After graduating from the Kansas City Art Institute with a B.F.A. degree in photo/new media in 2000, Nathan Fariss worked on sports and corporate animation projects in Kansas City before moving into feature film and visual effects. For five years he was with The Orphanage in San Francisco, and in 2008, he joined Pixar Animation Studios in Emeryville, Calif. Today his title at Pixar is Set Dressing Lead.
His illustrations have appeared in magazines such as Popular Mechanics and Discovery Channel Magazine. His feature film credits include “Live Free or Die Hard,” Pirates of the Caribbean 2: Dead Man’s Chest,” “Harry Potter and the Goblet of Fire,” “Monsters University” and “Toy Story 3,” which won an Academy award. Below he answered a few questions about his career and the education that prepared him for success:
Q: What’s it like to be working at Pixar?
In a way, it’s very much like any other office job. I work nine to six, go to meetings, have my work calendar on my phone and sit in front of a computer for most of the day. In another way, it is very different from most office jobs. For example, I’ve been regularly involved in discussions about how “monster-y” something needs to be.
The culture of the work place is open and relaxed, with no dress code and flexible work hours. There are people working at Pixar who have been at the company their entire working career. It’s not hard to find someone who may have worked on “Toy Story” or “Bugs Life,” the first two Pixar features. If you’ve ever watched the extra features on a Pixar DVD, you’ve probably seen people riding around on scooters and skateboards, eating free cereal and making themselves lattes on the espresso machines. There are also a swimming pool, basketball and volleyball courts and a full gym, all on campus.
There are regularly scheduled educational talks and classes, so that people can learn new tools and techniques. There is always a steady stream of visitors on campus. Sometimes those visitors include celebrities, small marching bands, a singing theater troupe or trapeze artists.
Along with all the perks, the work itself is challenging, engaging and rewarding. With each film, Pixar strives to push creative and technical boundaries. Being part of that is a great experience.
Q: What’s the most exciting project you’ve worked on so far?
Working on “Monsters University” was very exciting, since I was in a leadership role. I got to see the project from very early on, all the way through to the end. It was the longest I’ve ever worked on a single project — two and one-half years — and it was incredible to see it go from sketches and storyboards to a finished feature animation.
Q: How did your years at KCAI prepare you for your career?
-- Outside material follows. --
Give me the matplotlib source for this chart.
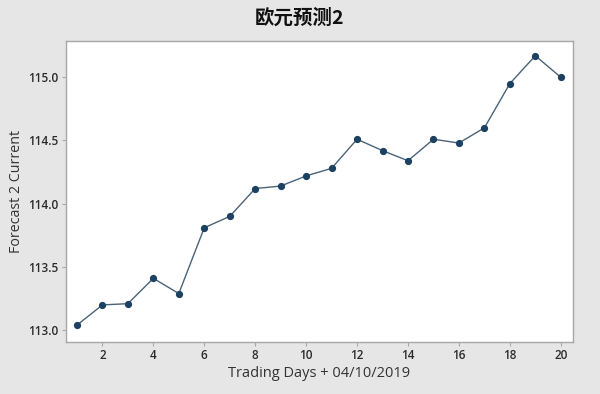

When I was in the photo and new media department at KCAI, the junior and senior years were structured such that we were allowed to work on whatever we pleased. This freedom came with the requirement that you presented your progress at mid-semester and the completed work at the end of the semester. This really helped me learn how (and how not) to structure my own projects in a realistic, deadline-oriented way. It also helped me learn to collaborate with others on projects, all while working on subject matter and in media that interested us.
Q: What advice do you have for high-school students who might be thinking of studying art and design in college?
Remember: You get out of your education (and later, your career), only as much as you are willing to put in. If you have a passion for your work and are willing to put real effort and time into your studies and projects, then you will find that you will receive passionate instruction that expands your mind and pushes your work to new levels. There are few experiences that can compare to spending every day on a small campus with a few hundred extremely talented artists.
Q: What advice do you have for high-school students who might aspire to a career in animation?
There are a few tricky things about the modern animation industry. These days, it’s not just about drawings and motion. Computers are thoroughly integrated into everything from 3-D animation to what the public thinks of as “hand-drawn” animation. Fine art study is a huge help, but it also doesn’t hurt to learn a few of the fundamentals of computer programming, as well as a bit of calculus, as they can come in handy later on. Also, much of the animation work that you see on a regular basis is now being done in other countries. While creative leadership is often done in the United States, the actual frame-by-frame drawings (for traditional animation) or the3-D modeling and animation are often being done in India, Singapore or Vancouver, in Canada. There is still a strong base of operations in the U.S. Most of the big companies, such as Disney, Dreamworks, Nickelodeon and the Cartoon Network, among others, have offices around Los Angeles, but an interest in world travel would definitely be advised, as many people who learned in the U.S., end up being sent to other countries to provide leadership.